Skip to content

Fail-closed semantics

Portal's ValidatingWebhookConfiguration ships with failurePolicy: Fail by default. If the webhook is unreachable, the API server rejects the request.

Why fail closed

A misconfigured Portal that fails open is silently absent: workloads get admitted regardless of the policies you thought were in force. Fail-closed surfaces faults loudly — broken Portal → broken kubectl apply. The cluster operator finds out within minutes instead of months.

The trade-off: the webhook becomes part of the API server's critical path. That is why the chart requires ≥ 2 replicas + a PodDisruptionBudget (minAvailable: 1) when failClosed: true. See ../operator/ha-and-leader-election.md.

Toggling

# values.yaml
global:
  failClosed: false   # renders failurePolicy: Ignore

Set this if your team prefers podwatcher-poc's "if it dies, cluster is fine" property. You give up the loud-failure signal.

System-namespace exclusion

The webhook's namespaceSelector always excludes:

  • kube-system
  • kube-public
  • kube-node-lease
  • Portal's own install namespace (--install-namespace, default portal-system)

This exclusion is unconditional, not driven by a Helm value, and applies regardless of failClosed. Without it, an in-cluster outage that took down Portal would also stop kubelet / scheduler / control-plane reconcilers from updating objects in those namespaces.

Per-namespace bypass

For escape hatches outside the system namespaces, label/annotate the namespace (not the inbound object) with:

portal.io/bypass=true

Requests inside that namespace short-circuit to allowed=true and bump portal_admission_bypass_total{namespace}. Setting the annotation requires patch on namespaces, which is normally a privileged-operator RBAC — by design.
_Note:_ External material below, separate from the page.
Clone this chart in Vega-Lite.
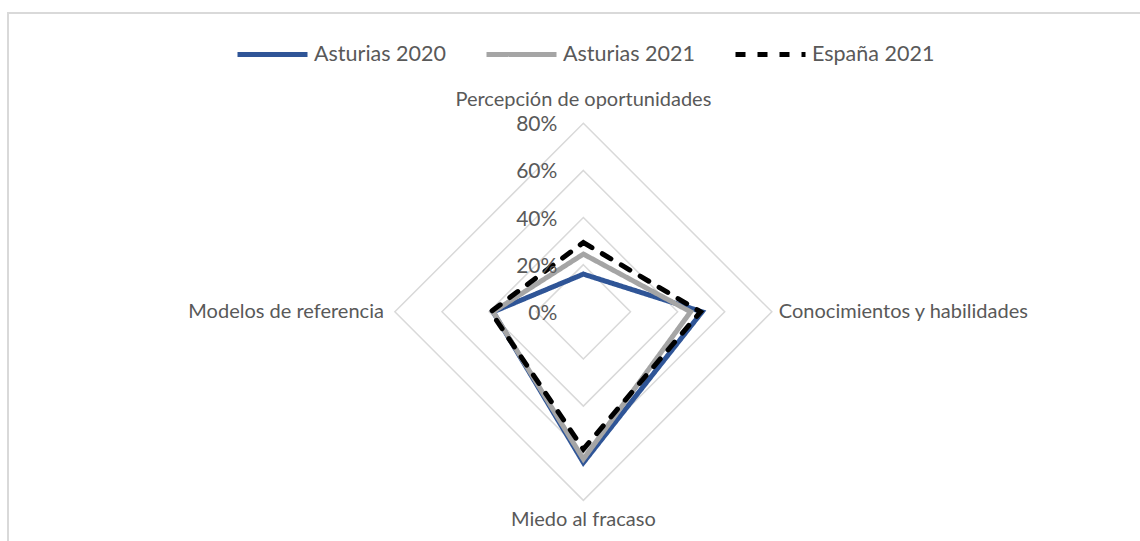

Recovery from self-lockout

If a misconfigured rule ever bricks admission for the wider cluster:

# Break-glass: delete the webhook config so the API server stops calling Portal.
kubectl delete validatingwebhookconfiguration portal.io

After unblocking, fix the offending rule, then helm upgrade re-creates the config. The chart README and ../operator/recovery-from-self-lockout.md document the procedure.